В Лондоне Розенберга внимательно выслушали, не сказав ничего определенного: не в нравах английской дипломатии открыто ангажироваться, когда речь идет о рискованном предприятии. Но сразу же после визита Розенберга английские авиационные фирмы взялись выполнять крупные германские заказы на самолеты необычного для гражданской авиации типа, а группа влиятельных представителей английских авиационных кругов отправилась в Берлин, где была принята Гитлером и Герингом.

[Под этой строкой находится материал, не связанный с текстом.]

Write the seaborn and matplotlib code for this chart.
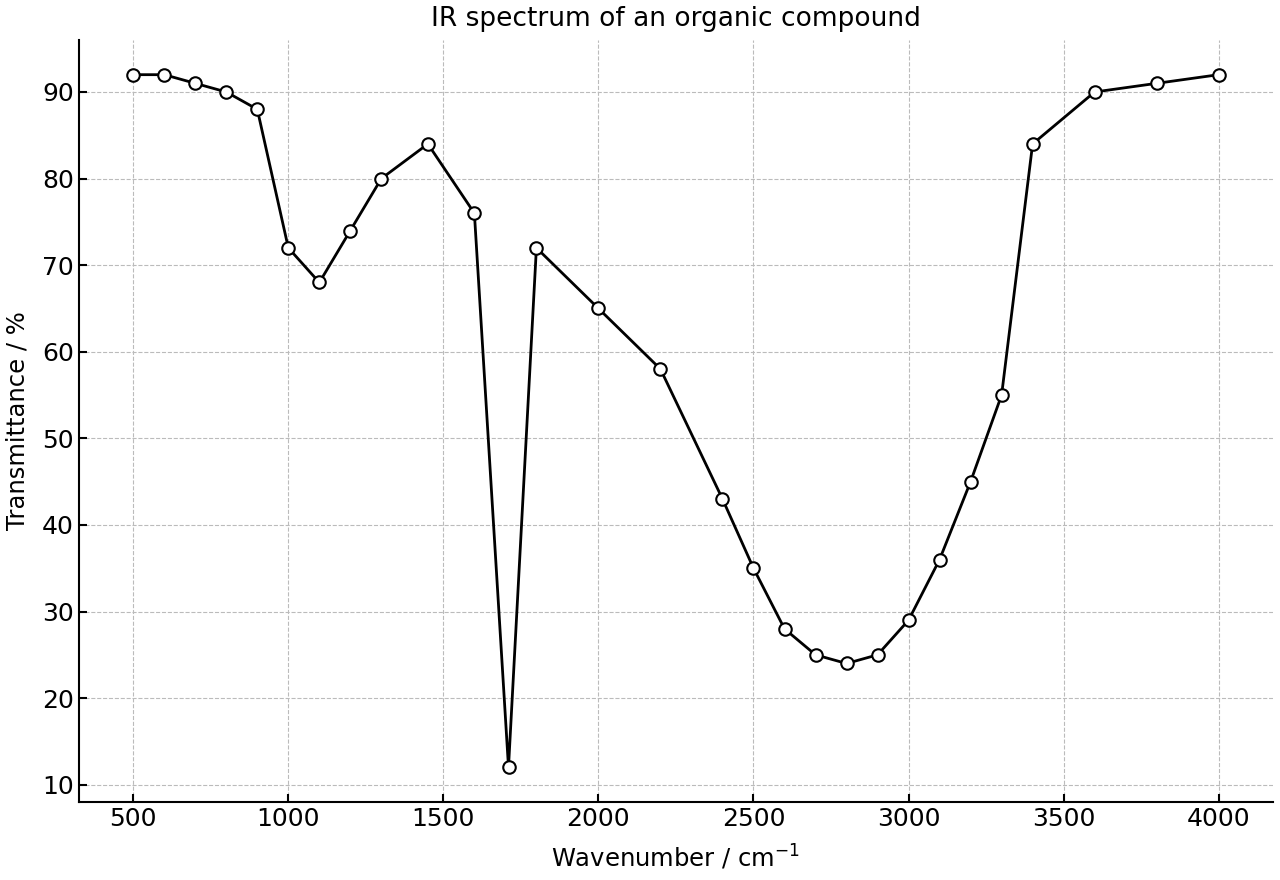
import pandas as pd
import matplotlib
matplotlib.use("Agg")
import matplotlib.pyplot as plt
import seaborn as sns

# Points du spectre IR
wavenumber = [500, 600, 700, 800, 900, 1000, 1100, 1200, 1300, 1450, 1600, 1710,
              1800, 2000, 2200, 2400, 2500, 2600, 2700, 2800, 2900, 3000, 3100,
              3200, 3300, 3400, 3600, 3800, 4000]
transmittance = [92, 92, 91, 90, 88, 72, 68, 74, 80, 84, 76, 12,
                 72, 65, 58, 43, 35, 28, 25, 24, 25, 29, 36,
                 45, 55, 84, 90, 91, 92]

df = pd.DataFrame({"wavenumber": wavenumber, "transmittance": transmittance})

sns.set_style("ticks", {"text.color": "black", "axes.labelcolor": "black",
                        "xtick.color": "black", "ytick.color": "black",
                        "axes.edgecolor": "black"})
plt.rcParams['font.family'] = ['DejaVu Sans']

fig, ax = plt.subplots(figsize=(12.8, 8.8), dpi=100)

sns.lineplot(data=df, x="wavenumber", y="transmittance", ax=ax,
             color="black", linewidth=2, marker="o", markersize=9,
             markerfacecolor="white", markeredgecolor="black", markeredgewidth=1.5)

ax.set_title("IR spectrum of an organic compound", fontsize=19, pad=10)
ax.set_xlabel("Wavenumber / cm$^{-1}$", fontsize=17.5, labelpad=9)
ax.set_ylabel("Transmittance / %", fontsize=17.5, labelpad=9)
ax.tick_params(direction="in", labelsize=18, length=6, width=1.5, colors="black")
ax.grid(True, linestyle="--", color="#bbbbbb", linewidth=0.8)
for s in ["left", "bottom"]:
    ax.spines[s].set_linewidth(1.5)
sns.despine(ax=ax)

fig.subplots_adjust(left=0.0617, right=0.9945, top=0.9545, bottom=0.0886)
plt.savefig("out.png", dpi=100)
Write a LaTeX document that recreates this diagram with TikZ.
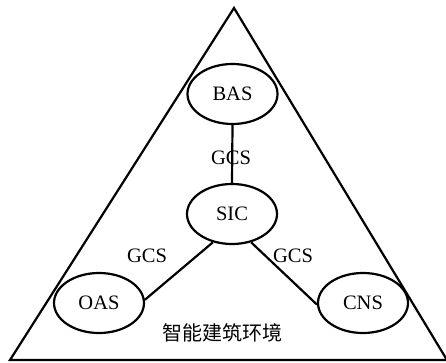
\documentclass[tikz,border=0pt]{standalone}
\usepackage{fontspec}
\setmainfont{Liberation Serif}
\newfontfamily\cjk{Noto Sans CJK SC}
\usetikzlibrary{shapes.geometric}
\tikzset{
  sys/.style={ellipse, draw, line width=2.2pt, minimum width=90pt, minimum height=60pt, inner sep=0pt, font=\fontsize{20.5}{24}\selectfont},
  lbl/.style={inner sep=0pt, font=\fontsize{20.5}{24}\selectfont},
  conn/.style={line width=2.2pt}
}
\begin{document}
\begin{tikzpicture}[x=1pt,y=-1pt]
\useasboundingbox (0,0) rectangle (446,363);
\coordinate (apex) at (234,8);
\coordinate (bl) at (10,360);
\coordinate (br) at (447,360);
\draw[line width=2.2pt, line join=miter] (apex) -- (br) -- (bl) -- cycle;
\node[sys] (BAS) at (232.5,94) {BAS};
\node[sys] (SIC) at (232,214) {SIC};
\node[sys] (OAS) at (99,303) {OAS};
\node[sys] (CNS) at (363,303) {CNS};
\draw[conn] (BAS.south) -- (SIC.north);
\draw[conn] (SIC.236) -- (OAS.4);
\draw[conn] (SIC.304) -- (CNS.182);
\node[lbl] (g1) at (231,158) {GCS};
\node[lbl] (g2) at (147,256) {GCS};
\node[lbl] (g3) at (293,256) {GCS};
\node[lbl, font=\cjk\fontsize{20}{24}\selectfont] (env) at (222,333) {智能建筑环境};
\end{tikzpicture}
\end{document}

На Дальнем Востоке японские милитаристы провозгласили программу своего господства над Азией. Захватив Маньчжурию, начав военные действия в районе Шанхая, они выступили в поход за завоевание Китая, хвастая, что дойдут до Урала. Английский министр иностранных дел Саймон разъяснял в палате общин, что не следует ограничивать аппетиты Японии, а военные заводы Англии снабжали ее оружием. В Женеве дипломаты из форейн оффиса оказывали своим японским коллегам всемерную поддержку — в пику Соединенным Штатам, которые с опаской взирали на усиление Японии в тихоокеанском бассейне. Влиятельная лондонская газета «Обсервер» писала: «Не подлежит сомнению, что Япония является жертвой большой несправедливости. В течение многих лет она проявляла похвальное терпение, которое теперь иссякло». Короче говоря: следует развязать руки и Японии.
И развязывали.
Иным лондонским стратегам, потомкам Пальмерстона, который, по выражению поэта «поражал Русь на карте указательным перстом», все казалось проще простого: германская, а может быть, японская армия, а может быть, обе эти армии вместе свалят молодую советскую власть и откроют просторы России для английских капиталов и товаров: ну, а там найдется управа и на истощенных войной немцев и японцев. Другим рисовался в мечтах всеобщий поход капиталистических государств против крамольной Страны Советов: «крестовый поход против большевиков» — это выражение было тогда в большом ходу.